Panuje przekonanie, że społeczeństwo staje się coraz głupsze, co miałyby potwierdzać średnie wyniki testów IQ, które spadają o 7 punktów na dekadę. Owe zjawisko jest szczególnie widoczne na Zachodzie i wcale nie musi oznaczać, że ludzkość jest mniej inteligentna.
Wzrost ilorazu inteligencji zaobserwowany na Zachodzie od początku XX wieku nosi miano efektu Flynna i pochodzi od Jamesa Flynna z University of Otago, który w 1984 opisał rzeczone zjawisko. Zdaniem naukowca, za wzrostem średniej IQ stały m.in. poprawa kondycji zdrowotnej mieszkańców, nawyków żywieniowych, polepszenie edukacji i warunków pracy oraz rosnący dostęp do technologii.
Czytaj też: Czy duży mózg daje większą inteligencję?
Badania przeprowadzone w krajach, które nie przeszły rozwoju następującego po epoce industrializacji również potwierdzają tezę, że zwiększony dostęp do edukacji i mieszkań oraz poprawa sytuacji żywnościowej są głównymi czynnikami, które doprowadziły do wzrostu IQ. Z kolei analizy przeprowadzone w krajach Afryki Subsaharyjskiej, gdzie rozwój przebiega wolniej, wykazały, że efekt Flynna jeszcze tam nie wystąpił. Co więcej, w ciągu ostatnich 30 lat pojawiły się doniesienia o pogorszeniu rezultatów testów IQ w niektórych krajach.

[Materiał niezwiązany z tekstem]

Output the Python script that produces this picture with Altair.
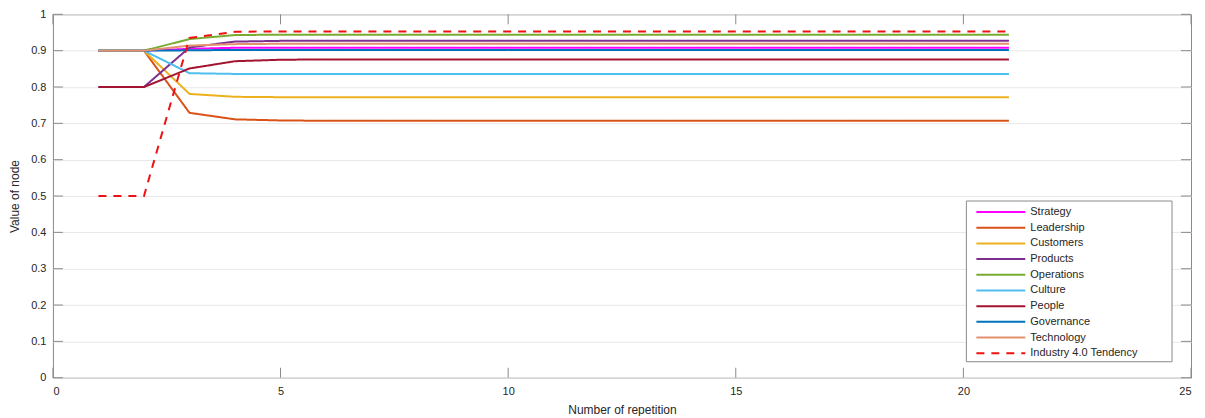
import altair as alt
import pandas as pd

repetitions = list(range(1, 22))

series_names = ["Strategy", "Leadership", "Customers", "Products", "Operations",
                "Culture", "People", "Governance", "Technology", "Industry 4.0 Tendency"]

strategy   = [0.900, 0.900, 0.905, 0.908, 0.908, 0.908, 0.908, 0.908, 0.908, 0.908, 0.908,
              0.908, 0.908, 0.908, 0.908, 0.908, 0.908, 0.908, 0.908, 0.908, 0.908]
leadership = [0.900, 0.900, 0.729, 0.711, 0.708, 0.707, 0.707, 0.707, 0.707, 0.707, 0.707,
              0.707, 0.707, 0.707, 0.707, 0.707, 0.707, 0.707, 0.707, 0.707, 0.707]
customers  = [0.900, 0.900, 0.781, 0.773, 0.772, 0.772, 0.772, 0.772, 0.772, 0.772, 0.772,
              0.772, 0.772, 0.772, 0.772, 0.772, 0.772, 0.772, 0.772, 0.772, 0.772]
products   = [0.800, 0.800, 0.909, 0.925, 0.927, 0.927, 0.927, 0.927, 0.927, 0.927, 0.927,
              0.927, 0.927, 0.927, 0.927, 0.927, 0.927, 0.927, 0.927, 0.927, 0.927]
operations = [0.900, 0.900, 0.932, 0.943, 0.944, 0.944, 0.944, 0.944, 0.944, 0.944, 0.944,
              0.944, 0.944, 0.944, 0.944, 0.944, 0.944, 0.944, 0.944, 0.944, 0.944]
culture    = [0.900, 0.900, 0.838, 0.836, 0.836, 0.836, 0.836, 0.836, 0.836, 0.836, 0.836,
              0.836, 0.836, 0.836, 0.836, 0.836, 0.836, 0.836, 0.836, 0.836, 0.836]
people     = [0.800, 0.800, 0.851, 0.871, 0.875, 0.876, 0.876, 0.876, 0.876, 0.876, 0.876,
              0.876, 0.876, 0.876, 0.876, 0.876, 0.876, 0.876, 0.876, 0.876, 0.876]
governance = [0.900, 0.900, 0.901, 0.902, 0.902, 0.902, 0.902, 0.902, 0.902, 0.902, 0.902,
              0.902, 0.902, 0.902, 0.902, 0.902, 0.902, 0.902, 0.902, 0.902, 0.902]
technology = [0.900, 0.900, 0.914, 0.918, 0.919, 0.919, 0.919, 0.919, 0.919, 0.919, 0.919,
              0.919, 0.919, 0.919, 0.919, 0.919, 0.919, 0.919, 0.919, 0.919, 0.919]
industry   = [0.500, 0.500, 0.935, 0.952, 0.953, 0.953, 0.953, 0.953, 0.953, 0.953, 0.953,
              0.953, 0.953, 0.953, 0.953, 0.953, 0.953, 0.953, 0.953, 0.953, 0.953]

series_values = [strategy, leadership, customers, products, operations,
                 culture, people, governance, technology, industry]

colors = ["#FF00FF", "#D95319", "#EDB120", "#7E2F8E", "#77AC30",
          "#4DBEEE", "#A2142F", "#0072BD", "#E3906E", "#EE1111"]
widths = [2, 2, 2, 2, 2, 2, 2, 2, 1, 2.5]
dashes = [[1, 0]] * 9 + [[8, 7]]

x_ticks = [0, 5, 10, 15, 20, 25]
y_ticks = [0, 0.1, 0.2, 0.3, 0.4, 0.5, 0.6, 0.7, 0.8, 0.9, 1.0]

rows = []
for name, vals in zip(series_names, series_values):
    for r, v in zip(repetitions, vals):
        rows.append({"rep": r, "value": v, "series": name,
                     "order": series_names.index(name)})
df = pd.DataFrame(rows)
legend_df = pd.DataFrame({"series": series_names})
xt_df = pd.DataFrame({"rep": x_ticks})
yt_df = pd.DataFrame({"value": y_ticks})

W, H = 1140, 364
FONT = "Liberation Sans"
GREY = "#8a8a8a"

color_scale = alt.Scale(domain=series_names, range=colors)
width_scale = alt.Scale(domain=series_names, range=widths)
dash_scale = alt.Scale(domain=series_names, range=dashes)

x_axis = alt.Axis(values=x_ticks, title="Number of repetition", grid=False,
                  ticks=False, tickSize=0, domain=False, labelPadding=8,
                  titlePadding=8, labelOverlap=False)
y_axis = alt.Axis(values=y_ticks, title="Value of node", grid=True, format=".1~f",
                  gridColor="#e8e8e8", ticks=False, tickSize=0, domain=False,
                  labelPadding=7, titlePadding=9, labelOverlap=False)
xenc = alt.X("rep:Q", scale=alt.Scale(domain=[0, 25]), axis=x_axis)
yenc = alt.Y("value:Q", scale=alt.Scale(domain=[0, 1]), axis=y_axis)

base_lines = alt.Chart(df[df.series != "Industry 4.0 Tendency"]).mark_line().encode(
    x=xenc, y=yenc,
    color=alt.Color("series:N", scale=color_scale, legend=None),
    strokeWidth=alt.StrokeWidth("series:N", scale=width_scale, legend=None),
    strokeDash=alt.StrokeDash("series:N", scale=dash_scale, legend=None),
    order="order:Q",
)
ind_line = alt.Chart(df[df.series == "Industry 4.0 Tendency"]).mark_line().encode(
    x=xenc, y=yenc,
    color=alt.Color("series:N", scale=color_scale, legend=None),
    strokeWidth=alt.StrokeWidth("series:N", scale=width_scale, legend=None),
    strokeDash=alt.StrokeDash("series:N", scale=dash_scale, legend=None),
)

tick_len = 10
xt_bottom = alt.Chart(xt_df).mark_rule(color=GREY).encode(
    x=xenc, y=alt.value(H - tick_len), y2=alt.value(H))
xt_top = alt.Chart(xt_df).mark_rule(color=GREY).encode(
    x=xenc, y=alt.value(0), y2=alt.value(tick_len))
yt_left = alt.Chart(yt_df).mark_rule(color=GREY).encode(
    y=yenc, x=alt.value(0), x2=alt.value(tick_len))
yt_right = alt.Chart(yt_df).mark_rule(color=GREY).encode(
    y=yenc, x=alt.value(W - tick_len), x2=alt.value(W))

# legend box
box = alt.Chart(legend_df.head(1)).mark_rect(fill="white", stroke=GREY, strokeWidth=1).encode(
    x=alt.value(915), x2=alt.value(1121), y=alt.value(187), y2=alt.value(348))

leg_y = alt.Y("series:N", scale=alt.Scale(type="point", domain=series_names,
                                           range=[198, 339.5], padding=0), axis=None)
leg_sym = alt.Chart(legend_df).mark_rule().encode(
    y=leg_y, x=alt.value(925), x2=alt.value(974),
    color=alt.Color("series:N", scale=color_scale, legend=None),
    strokeWidth=alt.StrokeWidth("series:N", scale=width_scale, legend=None),
    strokeDash=alt.StrokeDash("series:N", scale=dash_scale, legend=None),
)
leg_txt = alt.Chart(legend_df).mark_text(align="left", baseline="middle", font=FONT,
                                         fontSize=11, color="#262626").encode(
    y=leg_y, x=alt.value(979), text="series:N")

main = alt.layer(base_lines, ind_line, xt_bottom, xt_top, yt_left, yt_right)
legend = alt.layer(box, leg_sym, leg_txt)

chart = alt.layer(main, legend).resolve_scale(y="independent").properties(
    width=W, height=H,
    padding={"left": 0, "top": 0, "right": 5, "bottom": 0},
).configure_view(stroke=GREY, strokeWidth=1).configure_axis(
    labelFont=FONT, titleFont=FONT, labelFontSize=11, titleFontSize=12,
    labelColor="#262626", titleColor="#262626", titleFontWeight="normal",
)

chart.save("out.html", embed_options={"renderer": "svg", "actions": False})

Czy oznacza to osiągnięcie szczytu inteligencji przez niektóre społeczeństwa?
Wyniki testów IQ niekoniecznie są miarodajną metodą oceniania inteligencji ludzi
Badanie przeprowadzone przez Norwegów wykazało, że mężczyźni urodzeni przed 1975 rokiem zaliczali się do grupy będącej pod wpływem efektu Flynna, co oznaczało wzrost średniego IQ o 3 pkt na dekadę. W przypadku tych, którzy przyszli na świat po 1975 roku, tendencja była jednak odwrotna. Pojawił się spadek i to znaczący, bo opiewający na 7 pkt na dekadę. Obliczono, że średnie IQ spadało o około 0,2 punktu rocznie. Podobne wyniki pojawiły się na podstawie badań z lat 2005-2013 przeprowadzonych w Wielkiej Brytanii, Szwecji i Francji.
Jedna z hipotez sugerowała, że negatywne zmiany są następstwem zmian w metodach edukacji szkolnej. Na Zachodzie zachęca się bowiem do mądrzejszej i bardziej wydajnej pracy, jednocześnie kładąc mniejszy nacisk na indywidualne umiejętności, które są szczególnie przydatne w testach IQ. Być może po prostu owe testy nie są miarodajne i skupiają się na innym rodzaju inteligencji niż ta rozwijająca się u najmłodszych pokoleń.
Czytaj też: Elon Musk ostrzega przed połączeniem ludzi i sztucznej inteligencji w jedną całość
Jeśli chodzi o inne proponowane przyczyny opisywanego zjawiska, to mówi się też o pogorszeniu nawyków żywieniowych (co odnotowano m.in. w Wielkiej Brytanii) oraz napływie imigrantów z biedniejszych krajów, gdzie średnie IQ jest niższe. Inną kwestią jest to, że w ciągu ostatnich 50 lat pojawiły się wątpliwości dotyczące miarodajności testów IQ. Niektórzy eksperci określają je jako stronnicze, niesprawiedliwe i mało trafne. Trudno więc ocenić, czy ludzie faktycznie stają się mądrzejsi – wiadomo natomiast, iż pogorszenie wyników testów IQ niekoniecznie musi oznaczać spadek inteligencji współczesnych ludzi.